Given exercise: Identify the lines that contain the word "this" and copy each one.

━━━ Entries supplied

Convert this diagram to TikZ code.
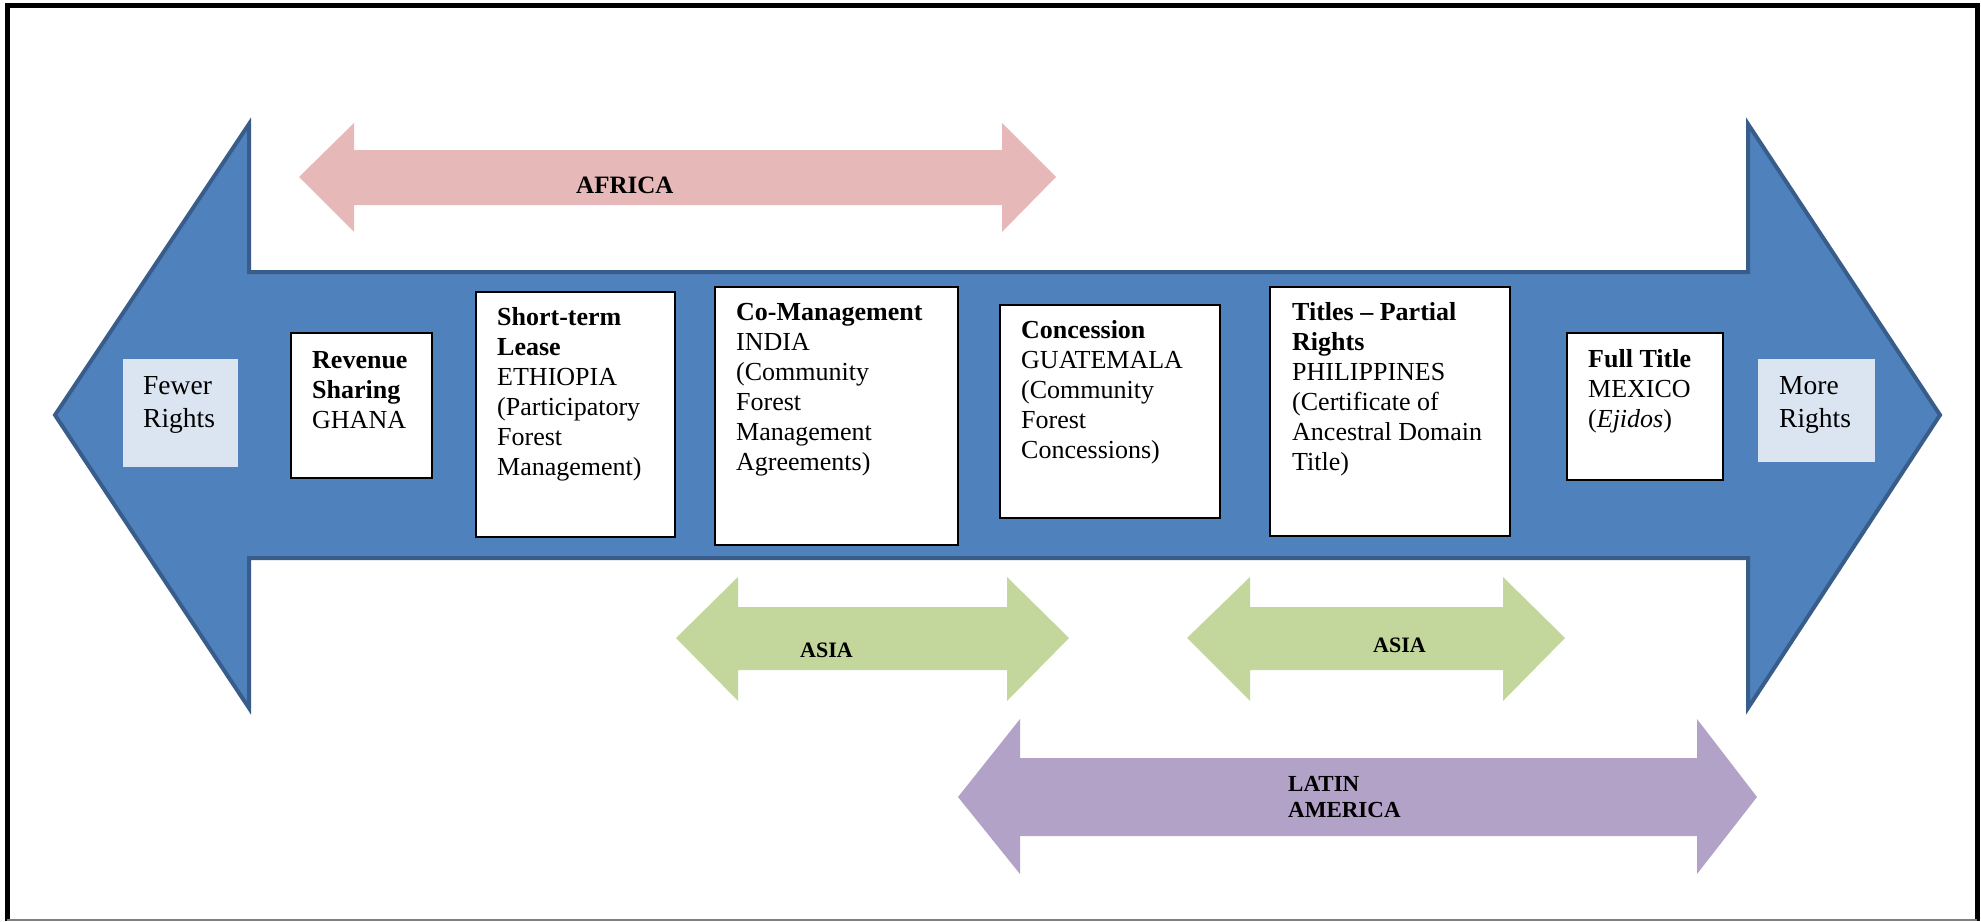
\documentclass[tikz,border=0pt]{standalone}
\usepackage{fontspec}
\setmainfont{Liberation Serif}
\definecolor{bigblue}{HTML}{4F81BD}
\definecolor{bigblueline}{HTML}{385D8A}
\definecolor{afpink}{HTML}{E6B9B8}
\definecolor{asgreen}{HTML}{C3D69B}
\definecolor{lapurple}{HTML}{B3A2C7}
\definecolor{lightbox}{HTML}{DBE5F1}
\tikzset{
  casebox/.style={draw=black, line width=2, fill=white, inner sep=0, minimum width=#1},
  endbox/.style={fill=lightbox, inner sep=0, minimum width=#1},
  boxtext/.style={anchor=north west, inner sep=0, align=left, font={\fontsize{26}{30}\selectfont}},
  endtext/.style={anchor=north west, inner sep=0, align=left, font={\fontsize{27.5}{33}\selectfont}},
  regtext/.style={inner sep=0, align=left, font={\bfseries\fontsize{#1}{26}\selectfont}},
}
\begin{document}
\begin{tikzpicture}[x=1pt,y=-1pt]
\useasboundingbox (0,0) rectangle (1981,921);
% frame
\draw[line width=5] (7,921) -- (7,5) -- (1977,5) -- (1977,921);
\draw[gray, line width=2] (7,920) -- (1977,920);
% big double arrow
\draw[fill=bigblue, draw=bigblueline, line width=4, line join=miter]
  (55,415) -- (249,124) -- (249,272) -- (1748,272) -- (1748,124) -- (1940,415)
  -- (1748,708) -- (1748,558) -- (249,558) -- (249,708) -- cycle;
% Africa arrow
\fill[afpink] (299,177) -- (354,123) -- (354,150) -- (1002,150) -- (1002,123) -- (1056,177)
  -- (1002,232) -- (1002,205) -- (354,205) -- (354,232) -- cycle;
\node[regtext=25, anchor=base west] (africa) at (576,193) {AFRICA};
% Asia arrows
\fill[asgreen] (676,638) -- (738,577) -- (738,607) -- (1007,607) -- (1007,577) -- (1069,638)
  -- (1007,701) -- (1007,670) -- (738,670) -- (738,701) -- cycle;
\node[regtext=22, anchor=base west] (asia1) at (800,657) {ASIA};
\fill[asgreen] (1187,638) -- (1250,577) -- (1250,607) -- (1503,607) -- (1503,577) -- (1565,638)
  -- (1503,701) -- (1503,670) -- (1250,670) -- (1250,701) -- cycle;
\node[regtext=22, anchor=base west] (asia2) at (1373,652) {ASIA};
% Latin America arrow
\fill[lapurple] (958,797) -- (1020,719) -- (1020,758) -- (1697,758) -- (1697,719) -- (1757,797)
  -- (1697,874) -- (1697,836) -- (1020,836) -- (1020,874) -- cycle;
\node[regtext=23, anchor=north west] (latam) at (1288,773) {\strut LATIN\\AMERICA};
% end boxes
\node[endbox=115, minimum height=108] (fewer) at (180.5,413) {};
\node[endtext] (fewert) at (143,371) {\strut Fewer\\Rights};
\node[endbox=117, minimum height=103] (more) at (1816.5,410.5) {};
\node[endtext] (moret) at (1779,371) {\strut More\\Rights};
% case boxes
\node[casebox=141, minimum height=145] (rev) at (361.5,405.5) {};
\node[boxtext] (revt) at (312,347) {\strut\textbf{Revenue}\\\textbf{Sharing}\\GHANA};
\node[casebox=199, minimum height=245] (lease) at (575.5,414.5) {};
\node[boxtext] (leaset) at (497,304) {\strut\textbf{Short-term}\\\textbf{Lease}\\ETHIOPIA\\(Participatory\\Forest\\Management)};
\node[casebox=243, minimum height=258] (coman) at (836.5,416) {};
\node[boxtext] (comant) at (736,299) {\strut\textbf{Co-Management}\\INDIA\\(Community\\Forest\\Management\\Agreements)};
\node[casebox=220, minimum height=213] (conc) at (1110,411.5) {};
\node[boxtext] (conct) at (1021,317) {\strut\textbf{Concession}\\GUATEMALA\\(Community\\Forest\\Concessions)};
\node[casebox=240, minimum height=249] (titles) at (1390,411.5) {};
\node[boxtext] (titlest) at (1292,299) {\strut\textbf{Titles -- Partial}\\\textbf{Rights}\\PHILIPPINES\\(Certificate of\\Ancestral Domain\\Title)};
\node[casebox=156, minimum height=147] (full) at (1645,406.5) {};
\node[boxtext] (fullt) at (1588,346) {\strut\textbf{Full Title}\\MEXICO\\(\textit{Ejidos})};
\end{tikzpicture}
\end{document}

━━━━━━
━━━ Entries supplied

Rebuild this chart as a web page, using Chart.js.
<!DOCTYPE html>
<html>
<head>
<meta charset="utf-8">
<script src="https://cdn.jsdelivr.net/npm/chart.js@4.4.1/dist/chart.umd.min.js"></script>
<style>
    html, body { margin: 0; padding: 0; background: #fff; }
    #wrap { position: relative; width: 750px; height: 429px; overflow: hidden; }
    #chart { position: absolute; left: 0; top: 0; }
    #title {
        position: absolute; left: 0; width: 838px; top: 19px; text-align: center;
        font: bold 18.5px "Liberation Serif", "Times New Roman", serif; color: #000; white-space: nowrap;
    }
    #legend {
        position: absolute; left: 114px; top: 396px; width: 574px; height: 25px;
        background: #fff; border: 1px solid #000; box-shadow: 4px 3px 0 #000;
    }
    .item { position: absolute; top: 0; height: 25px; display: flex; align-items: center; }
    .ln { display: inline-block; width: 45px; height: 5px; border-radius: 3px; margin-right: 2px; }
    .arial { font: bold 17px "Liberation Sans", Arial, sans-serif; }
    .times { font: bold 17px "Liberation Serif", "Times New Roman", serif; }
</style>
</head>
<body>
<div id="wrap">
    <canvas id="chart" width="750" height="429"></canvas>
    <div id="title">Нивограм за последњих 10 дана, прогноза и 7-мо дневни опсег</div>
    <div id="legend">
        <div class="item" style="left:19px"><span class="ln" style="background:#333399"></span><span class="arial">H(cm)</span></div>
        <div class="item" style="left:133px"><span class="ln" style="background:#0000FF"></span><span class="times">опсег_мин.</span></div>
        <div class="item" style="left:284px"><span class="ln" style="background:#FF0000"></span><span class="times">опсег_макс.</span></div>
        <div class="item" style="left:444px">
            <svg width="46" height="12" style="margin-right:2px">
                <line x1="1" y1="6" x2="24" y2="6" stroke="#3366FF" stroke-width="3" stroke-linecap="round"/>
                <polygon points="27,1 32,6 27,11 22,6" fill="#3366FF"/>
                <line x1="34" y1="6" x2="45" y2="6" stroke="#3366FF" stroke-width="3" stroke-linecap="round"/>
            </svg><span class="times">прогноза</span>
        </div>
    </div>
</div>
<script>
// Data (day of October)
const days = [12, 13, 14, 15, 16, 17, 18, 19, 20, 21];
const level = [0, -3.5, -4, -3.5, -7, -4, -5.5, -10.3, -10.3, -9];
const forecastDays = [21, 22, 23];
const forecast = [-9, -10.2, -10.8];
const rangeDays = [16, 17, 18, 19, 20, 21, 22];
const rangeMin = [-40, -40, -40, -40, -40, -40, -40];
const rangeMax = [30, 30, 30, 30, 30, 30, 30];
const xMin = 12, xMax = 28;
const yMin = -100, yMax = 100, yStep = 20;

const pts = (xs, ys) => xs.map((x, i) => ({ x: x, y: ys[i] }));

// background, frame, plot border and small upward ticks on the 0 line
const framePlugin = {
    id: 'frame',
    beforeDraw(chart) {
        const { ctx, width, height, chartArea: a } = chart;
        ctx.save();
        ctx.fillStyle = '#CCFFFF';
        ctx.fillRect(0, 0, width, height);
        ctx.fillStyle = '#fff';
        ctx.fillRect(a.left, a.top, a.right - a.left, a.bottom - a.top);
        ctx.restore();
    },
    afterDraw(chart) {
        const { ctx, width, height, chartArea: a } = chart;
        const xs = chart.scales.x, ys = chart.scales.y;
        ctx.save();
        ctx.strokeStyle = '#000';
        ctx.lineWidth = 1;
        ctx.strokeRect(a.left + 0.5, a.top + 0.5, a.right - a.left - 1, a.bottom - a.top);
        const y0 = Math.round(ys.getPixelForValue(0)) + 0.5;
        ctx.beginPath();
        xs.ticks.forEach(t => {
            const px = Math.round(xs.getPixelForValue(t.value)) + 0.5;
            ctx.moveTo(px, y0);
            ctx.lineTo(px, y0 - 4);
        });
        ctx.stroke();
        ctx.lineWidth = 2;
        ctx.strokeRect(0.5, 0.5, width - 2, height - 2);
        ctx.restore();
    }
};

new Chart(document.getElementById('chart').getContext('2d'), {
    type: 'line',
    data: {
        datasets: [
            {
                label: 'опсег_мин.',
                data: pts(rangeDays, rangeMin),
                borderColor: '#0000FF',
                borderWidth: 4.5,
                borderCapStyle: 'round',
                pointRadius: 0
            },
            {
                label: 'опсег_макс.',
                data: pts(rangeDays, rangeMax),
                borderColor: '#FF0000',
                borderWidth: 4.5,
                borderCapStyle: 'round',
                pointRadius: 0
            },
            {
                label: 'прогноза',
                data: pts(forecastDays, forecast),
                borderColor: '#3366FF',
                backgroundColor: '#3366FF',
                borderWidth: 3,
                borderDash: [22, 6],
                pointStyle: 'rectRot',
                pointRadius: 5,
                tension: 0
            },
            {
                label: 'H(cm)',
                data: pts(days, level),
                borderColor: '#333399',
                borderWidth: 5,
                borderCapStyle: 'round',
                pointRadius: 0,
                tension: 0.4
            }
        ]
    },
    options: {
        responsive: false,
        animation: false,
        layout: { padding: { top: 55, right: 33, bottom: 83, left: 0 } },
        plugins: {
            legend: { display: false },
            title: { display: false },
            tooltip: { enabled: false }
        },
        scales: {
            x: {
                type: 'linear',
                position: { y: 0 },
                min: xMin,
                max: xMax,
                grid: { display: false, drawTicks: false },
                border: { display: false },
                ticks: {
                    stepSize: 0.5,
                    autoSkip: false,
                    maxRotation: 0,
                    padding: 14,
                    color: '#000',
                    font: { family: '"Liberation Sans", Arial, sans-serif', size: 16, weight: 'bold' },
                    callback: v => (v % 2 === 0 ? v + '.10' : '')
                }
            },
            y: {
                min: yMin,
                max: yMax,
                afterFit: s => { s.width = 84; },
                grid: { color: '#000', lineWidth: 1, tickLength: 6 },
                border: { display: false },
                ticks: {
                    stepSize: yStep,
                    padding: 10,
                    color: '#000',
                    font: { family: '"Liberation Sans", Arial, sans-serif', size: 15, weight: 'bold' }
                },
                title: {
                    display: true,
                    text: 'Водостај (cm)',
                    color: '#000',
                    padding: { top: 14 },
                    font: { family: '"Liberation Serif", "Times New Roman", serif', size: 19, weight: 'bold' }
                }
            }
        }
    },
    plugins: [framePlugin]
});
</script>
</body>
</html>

━━━━━━

Final answer:
Convert this diagram to TikZ code.
Rebuild this chart as a web page, using Chart.js.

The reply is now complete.